Я переживала о судьбах людей, которых никогда не встречала, никогда бы и не встретила, проживи я на свете хоть тысячу лет… Это особенность такая была во мне, о которой никто не знал. Странность, старательно скрываемая от чужих глаз. Необнаруженная причуда. Неизобличенная блажь. Благоглупости, одним словом. Но благодаря этому моя жизнь на земле приобрела хотя бы некоторое таинственное неземное свечение.
…Вот ТАНДЗИ какой-то. Сумасшедший японский юноша. Ведь ты знал его, кажется? Ты, кажется, подружился с ним, когда был в Японии, не так ли?
ВЕЗАЛЛИ. Нет, это не я. Это валторнист Редин, русский, – о мальчике рассказывал мне он, когда я навещал его в психиатрической лечебнице. Он давал мне послушать магнитофонные кассеты с записями этого японского вундеркинда. Оказывается, юный японский псих был гениальным пианистом. На почве музыки у него и поехала крыша. Господин же русский музыкант свихнулся на том, что вроде бы потерял чувство юмора. А было ли ему что терять, вот вопрос.
ТАНДЗИ. Кажется, я встретился с русским музыкантом, когда мне было двадцать два года. Я тогда учился в университете Васеда на русском отделении. Эта встреча в психиатрической лечебнице была для меня настоящей удачей! Мы говорили по-русски, я мог практиковаться с ним в разговорном языке. Он закончил консерваторию по композиторскому классу, но почему-то не стал сочинять музыку, а стал валторнистом. Мне он объяснил, что это вышло из-за сильно развитого у него в молодости чувства юмора.

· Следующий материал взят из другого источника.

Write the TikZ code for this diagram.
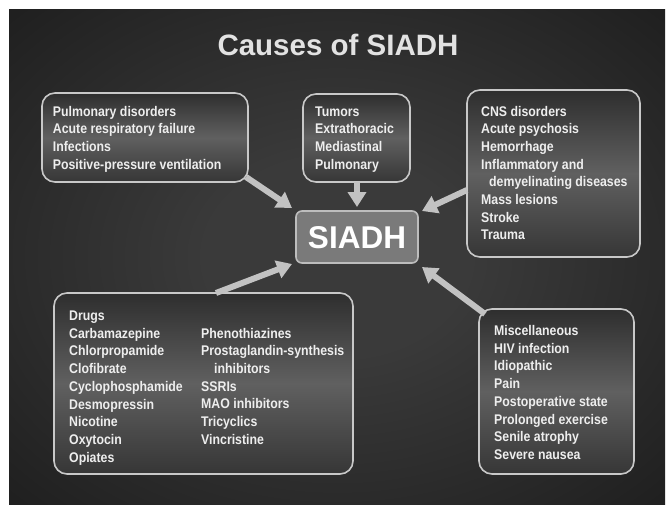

Ему было смешно, говорил он мне с грустным, даже тоскливым видом, что валторнисты надувают щеки, выпучивают глаза и вместе с тем извлекают из своих инструментов такие замечательные музыкальные звуки. Романтические, говорил он, гулкие, напоминающие далекое лесное эхо.
РАФАЭЛЛА. Ты ведь был, мой мальчик, я слышала – гениальным музыкантом?
ТАНДЗИ (болезненно вскрикивает). Что вы! Я был всего лишь маленький больной человек!
РАФАЭЛЛА. Но говорили, что уже в шесть лет ты замечательно играл клавирные сочинения Баха.
ВЕЗАЛЛИ. Да, именно так и говорил ОБЕЗЬЯНА РЕДИН…
ОБЕЗЬЯНА РЕДИН. Не просто замечательно играл – играл изумительно, красиво, глубоко, как большой музыкант. Это было не просто исполнением талантливого вундеркинда, это было игрой зрелого мастера…
РАФАЭЛЛА. Неужели! Милый ТАНДЗИ, как это тебе удавалось?